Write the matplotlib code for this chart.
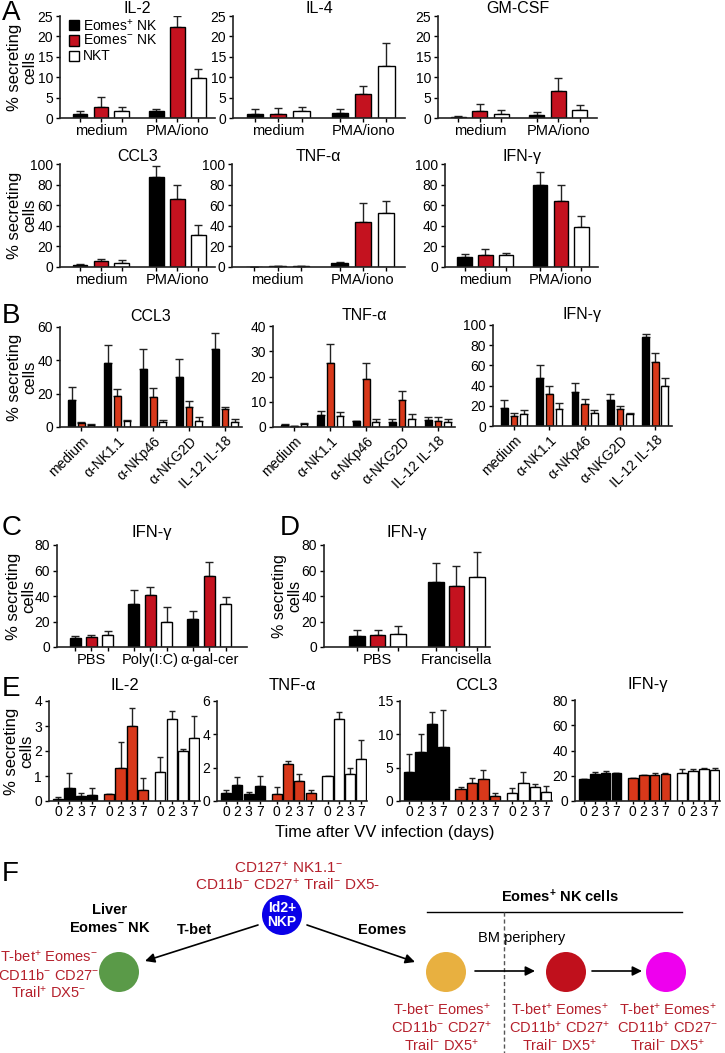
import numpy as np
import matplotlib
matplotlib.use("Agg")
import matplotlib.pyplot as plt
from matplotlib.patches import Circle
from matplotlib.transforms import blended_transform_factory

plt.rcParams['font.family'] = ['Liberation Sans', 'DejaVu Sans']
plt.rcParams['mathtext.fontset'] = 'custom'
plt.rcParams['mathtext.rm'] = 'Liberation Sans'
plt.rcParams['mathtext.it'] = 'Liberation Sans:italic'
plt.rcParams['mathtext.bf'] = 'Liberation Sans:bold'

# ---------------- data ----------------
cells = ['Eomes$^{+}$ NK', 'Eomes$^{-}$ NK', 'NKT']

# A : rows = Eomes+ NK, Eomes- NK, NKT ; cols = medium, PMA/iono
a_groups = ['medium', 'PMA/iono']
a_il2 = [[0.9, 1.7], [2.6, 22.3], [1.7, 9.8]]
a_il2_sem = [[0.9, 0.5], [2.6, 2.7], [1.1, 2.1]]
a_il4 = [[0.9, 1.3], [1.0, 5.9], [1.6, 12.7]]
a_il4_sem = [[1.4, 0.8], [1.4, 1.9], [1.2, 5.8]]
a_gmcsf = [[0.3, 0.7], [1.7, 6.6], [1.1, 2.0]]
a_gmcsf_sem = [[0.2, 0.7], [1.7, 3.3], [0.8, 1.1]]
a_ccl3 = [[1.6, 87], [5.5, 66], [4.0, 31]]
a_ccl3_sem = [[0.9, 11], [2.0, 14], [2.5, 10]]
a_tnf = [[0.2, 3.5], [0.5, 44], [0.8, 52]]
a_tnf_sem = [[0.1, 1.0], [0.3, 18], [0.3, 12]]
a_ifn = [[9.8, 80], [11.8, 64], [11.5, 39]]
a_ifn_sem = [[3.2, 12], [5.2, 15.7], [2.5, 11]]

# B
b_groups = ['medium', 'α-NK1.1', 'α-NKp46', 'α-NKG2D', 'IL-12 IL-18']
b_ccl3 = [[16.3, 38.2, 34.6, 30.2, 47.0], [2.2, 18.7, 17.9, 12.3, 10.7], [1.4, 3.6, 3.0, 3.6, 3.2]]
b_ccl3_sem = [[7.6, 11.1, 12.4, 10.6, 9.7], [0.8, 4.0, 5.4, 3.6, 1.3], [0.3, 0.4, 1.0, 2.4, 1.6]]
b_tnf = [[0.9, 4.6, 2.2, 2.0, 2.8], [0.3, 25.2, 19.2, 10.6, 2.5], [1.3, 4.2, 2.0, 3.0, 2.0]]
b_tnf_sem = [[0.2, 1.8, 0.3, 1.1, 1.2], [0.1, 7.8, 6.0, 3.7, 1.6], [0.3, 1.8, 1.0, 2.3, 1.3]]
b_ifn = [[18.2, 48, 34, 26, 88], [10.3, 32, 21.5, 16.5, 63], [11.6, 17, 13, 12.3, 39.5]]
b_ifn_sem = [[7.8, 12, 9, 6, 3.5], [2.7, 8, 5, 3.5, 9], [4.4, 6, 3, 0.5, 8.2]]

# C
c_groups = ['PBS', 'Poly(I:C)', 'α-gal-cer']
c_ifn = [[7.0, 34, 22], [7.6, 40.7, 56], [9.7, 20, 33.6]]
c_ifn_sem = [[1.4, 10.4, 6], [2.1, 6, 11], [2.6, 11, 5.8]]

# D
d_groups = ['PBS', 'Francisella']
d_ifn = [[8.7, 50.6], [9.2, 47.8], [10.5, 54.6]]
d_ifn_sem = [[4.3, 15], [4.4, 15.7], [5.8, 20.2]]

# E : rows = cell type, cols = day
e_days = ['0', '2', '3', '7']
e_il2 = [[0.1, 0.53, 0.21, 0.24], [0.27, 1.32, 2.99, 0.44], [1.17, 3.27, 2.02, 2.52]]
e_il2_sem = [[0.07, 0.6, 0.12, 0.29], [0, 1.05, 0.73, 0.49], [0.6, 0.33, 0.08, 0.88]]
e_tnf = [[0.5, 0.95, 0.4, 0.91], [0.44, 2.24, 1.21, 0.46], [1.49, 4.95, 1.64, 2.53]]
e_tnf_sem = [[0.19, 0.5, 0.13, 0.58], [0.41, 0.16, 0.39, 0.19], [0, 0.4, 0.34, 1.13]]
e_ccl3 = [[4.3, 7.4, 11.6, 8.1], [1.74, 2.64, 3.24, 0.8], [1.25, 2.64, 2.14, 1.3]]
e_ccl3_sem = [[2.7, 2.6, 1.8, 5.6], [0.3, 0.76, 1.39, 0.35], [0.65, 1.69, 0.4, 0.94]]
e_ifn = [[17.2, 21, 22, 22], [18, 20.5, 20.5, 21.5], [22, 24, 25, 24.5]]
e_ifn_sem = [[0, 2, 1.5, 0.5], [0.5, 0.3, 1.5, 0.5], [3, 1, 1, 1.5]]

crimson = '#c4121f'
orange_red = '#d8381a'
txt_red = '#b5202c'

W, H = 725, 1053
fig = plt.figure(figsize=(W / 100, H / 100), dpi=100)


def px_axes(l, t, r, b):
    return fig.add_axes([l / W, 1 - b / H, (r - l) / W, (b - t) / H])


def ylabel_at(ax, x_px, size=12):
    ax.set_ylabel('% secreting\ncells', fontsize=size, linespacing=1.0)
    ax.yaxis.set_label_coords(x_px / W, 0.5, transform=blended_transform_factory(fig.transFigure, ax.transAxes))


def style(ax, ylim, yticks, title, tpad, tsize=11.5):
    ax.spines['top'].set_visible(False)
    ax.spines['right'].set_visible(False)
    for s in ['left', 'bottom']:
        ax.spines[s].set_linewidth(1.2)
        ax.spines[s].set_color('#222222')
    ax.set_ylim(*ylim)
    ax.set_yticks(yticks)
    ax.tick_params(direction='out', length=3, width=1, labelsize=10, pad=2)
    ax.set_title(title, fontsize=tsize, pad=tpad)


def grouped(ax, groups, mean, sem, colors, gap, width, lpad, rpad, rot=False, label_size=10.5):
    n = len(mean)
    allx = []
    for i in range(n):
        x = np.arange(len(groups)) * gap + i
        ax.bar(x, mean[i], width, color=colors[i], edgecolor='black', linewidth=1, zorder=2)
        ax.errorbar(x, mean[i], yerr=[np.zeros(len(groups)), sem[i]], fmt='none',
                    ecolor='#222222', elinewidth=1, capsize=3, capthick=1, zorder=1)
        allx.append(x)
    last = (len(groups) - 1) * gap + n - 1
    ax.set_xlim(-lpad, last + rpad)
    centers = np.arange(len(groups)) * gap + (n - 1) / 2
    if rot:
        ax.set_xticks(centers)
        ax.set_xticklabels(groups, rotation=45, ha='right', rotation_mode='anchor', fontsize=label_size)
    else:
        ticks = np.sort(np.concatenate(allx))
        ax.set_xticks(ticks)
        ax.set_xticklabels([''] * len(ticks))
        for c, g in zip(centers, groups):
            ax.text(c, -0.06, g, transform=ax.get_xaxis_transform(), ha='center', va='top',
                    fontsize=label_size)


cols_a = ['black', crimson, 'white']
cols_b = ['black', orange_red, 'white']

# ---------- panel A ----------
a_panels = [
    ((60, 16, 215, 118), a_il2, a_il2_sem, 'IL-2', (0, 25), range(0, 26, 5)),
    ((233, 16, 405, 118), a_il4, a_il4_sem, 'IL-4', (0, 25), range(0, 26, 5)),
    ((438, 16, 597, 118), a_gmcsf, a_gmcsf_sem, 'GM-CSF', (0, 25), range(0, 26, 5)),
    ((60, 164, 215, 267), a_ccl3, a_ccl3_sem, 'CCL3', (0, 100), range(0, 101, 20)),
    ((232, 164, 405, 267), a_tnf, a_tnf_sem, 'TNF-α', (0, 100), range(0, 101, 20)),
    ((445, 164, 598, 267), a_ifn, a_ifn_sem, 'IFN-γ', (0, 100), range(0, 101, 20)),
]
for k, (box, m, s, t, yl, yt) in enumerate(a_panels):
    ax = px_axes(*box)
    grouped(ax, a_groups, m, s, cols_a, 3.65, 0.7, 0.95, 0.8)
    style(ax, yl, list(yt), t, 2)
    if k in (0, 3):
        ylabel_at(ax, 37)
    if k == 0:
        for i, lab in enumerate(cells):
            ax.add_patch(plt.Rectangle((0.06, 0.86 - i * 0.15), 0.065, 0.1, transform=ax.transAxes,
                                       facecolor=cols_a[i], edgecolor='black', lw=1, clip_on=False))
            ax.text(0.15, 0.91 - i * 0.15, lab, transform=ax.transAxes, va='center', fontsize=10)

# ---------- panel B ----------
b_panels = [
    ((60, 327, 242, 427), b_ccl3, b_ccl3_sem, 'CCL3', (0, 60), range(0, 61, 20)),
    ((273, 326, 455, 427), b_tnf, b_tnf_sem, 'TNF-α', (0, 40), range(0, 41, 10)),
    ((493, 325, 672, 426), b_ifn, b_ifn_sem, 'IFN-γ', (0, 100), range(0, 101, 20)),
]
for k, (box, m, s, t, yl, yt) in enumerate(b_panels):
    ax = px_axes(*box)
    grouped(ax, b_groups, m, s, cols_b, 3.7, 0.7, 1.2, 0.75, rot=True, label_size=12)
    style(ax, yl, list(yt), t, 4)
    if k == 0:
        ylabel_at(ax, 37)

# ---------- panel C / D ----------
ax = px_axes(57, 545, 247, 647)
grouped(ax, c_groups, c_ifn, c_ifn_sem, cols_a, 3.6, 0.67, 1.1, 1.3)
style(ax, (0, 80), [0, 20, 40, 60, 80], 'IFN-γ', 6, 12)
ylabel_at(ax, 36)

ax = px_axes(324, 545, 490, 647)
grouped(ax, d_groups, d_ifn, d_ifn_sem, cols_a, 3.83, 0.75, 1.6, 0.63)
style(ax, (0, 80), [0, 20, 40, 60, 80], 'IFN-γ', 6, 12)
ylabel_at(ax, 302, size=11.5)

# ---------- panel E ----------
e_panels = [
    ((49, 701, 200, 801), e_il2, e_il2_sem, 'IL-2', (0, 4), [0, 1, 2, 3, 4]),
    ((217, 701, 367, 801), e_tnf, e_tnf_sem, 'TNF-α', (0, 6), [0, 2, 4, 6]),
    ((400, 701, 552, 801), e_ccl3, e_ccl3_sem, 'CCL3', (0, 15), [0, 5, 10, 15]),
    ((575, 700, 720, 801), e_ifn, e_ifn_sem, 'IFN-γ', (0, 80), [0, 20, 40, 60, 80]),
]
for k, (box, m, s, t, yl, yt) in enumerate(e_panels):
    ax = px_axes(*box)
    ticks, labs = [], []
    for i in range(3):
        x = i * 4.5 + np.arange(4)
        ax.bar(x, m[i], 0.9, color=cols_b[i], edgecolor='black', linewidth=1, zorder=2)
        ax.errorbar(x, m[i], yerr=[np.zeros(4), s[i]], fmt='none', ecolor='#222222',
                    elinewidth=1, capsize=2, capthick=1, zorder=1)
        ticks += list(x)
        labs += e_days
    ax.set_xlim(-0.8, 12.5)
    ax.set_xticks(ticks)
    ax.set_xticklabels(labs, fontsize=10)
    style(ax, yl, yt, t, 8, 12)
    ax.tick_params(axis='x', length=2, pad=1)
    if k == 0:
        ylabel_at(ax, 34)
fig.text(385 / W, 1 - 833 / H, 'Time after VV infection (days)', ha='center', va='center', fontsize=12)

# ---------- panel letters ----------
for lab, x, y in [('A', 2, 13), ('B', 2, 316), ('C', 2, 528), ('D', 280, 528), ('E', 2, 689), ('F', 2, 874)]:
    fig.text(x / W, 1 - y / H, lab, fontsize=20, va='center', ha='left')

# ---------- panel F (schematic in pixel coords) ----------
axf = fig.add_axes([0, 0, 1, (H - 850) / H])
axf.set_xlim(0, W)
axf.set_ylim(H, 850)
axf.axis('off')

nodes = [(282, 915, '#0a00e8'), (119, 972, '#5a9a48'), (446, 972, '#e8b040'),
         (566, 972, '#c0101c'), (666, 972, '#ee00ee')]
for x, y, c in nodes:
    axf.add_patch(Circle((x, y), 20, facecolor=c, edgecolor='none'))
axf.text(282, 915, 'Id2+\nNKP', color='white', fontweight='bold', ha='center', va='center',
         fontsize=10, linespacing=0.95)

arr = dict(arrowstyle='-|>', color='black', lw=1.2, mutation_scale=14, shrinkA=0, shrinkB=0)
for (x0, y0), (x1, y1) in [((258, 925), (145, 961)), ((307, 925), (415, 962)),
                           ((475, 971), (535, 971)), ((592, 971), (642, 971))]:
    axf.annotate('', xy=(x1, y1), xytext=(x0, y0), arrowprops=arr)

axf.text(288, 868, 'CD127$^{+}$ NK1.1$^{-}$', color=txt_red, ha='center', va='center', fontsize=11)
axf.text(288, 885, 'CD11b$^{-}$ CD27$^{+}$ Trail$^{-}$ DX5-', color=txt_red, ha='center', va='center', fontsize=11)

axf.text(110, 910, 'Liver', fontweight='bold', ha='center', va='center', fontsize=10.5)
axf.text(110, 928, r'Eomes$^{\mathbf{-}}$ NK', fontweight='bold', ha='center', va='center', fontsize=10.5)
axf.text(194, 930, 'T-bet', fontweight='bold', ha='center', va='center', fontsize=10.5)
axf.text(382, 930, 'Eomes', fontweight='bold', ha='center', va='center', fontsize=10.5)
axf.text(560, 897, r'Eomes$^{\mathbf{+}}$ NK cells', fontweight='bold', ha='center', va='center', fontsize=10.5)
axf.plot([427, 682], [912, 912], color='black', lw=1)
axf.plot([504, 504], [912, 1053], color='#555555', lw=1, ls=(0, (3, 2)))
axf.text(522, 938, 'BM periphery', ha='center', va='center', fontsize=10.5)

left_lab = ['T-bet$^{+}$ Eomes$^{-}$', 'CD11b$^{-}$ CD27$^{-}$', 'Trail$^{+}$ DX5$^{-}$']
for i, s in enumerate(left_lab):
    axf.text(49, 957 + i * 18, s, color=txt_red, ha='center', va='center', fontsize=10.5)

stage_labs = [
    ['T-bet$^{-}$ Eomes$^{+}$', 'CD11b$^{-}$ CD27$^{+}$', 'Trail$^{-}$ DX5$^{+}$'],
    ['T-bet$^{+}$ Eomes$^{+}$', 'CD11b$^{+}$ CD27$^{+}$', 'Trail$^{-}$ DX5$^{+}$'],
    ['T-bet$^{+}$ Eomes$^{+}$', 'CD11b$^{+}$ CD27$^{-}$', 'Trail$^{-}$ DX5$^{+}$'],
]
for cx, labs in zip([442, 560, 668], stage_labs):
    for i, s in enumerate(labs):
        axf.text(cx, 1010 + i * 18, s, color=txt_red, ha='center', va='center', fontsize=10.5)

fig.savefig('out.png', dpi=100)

----

**REQUIREMENTS**:
Return the material line for line, from its beginning to the line that contains "from matplotlib.transforms import", with the pictures left out.

**SOLUTION TO THE PROBLEM**:
Write the matplotlib code for this chart.
import numpy as np
import matplotlib
matplotlib.use("Agg")
import matplotlib.pyplot as plt
from matplotlib.patches import Circle
from matplotlib.transforms import blended_transform_factory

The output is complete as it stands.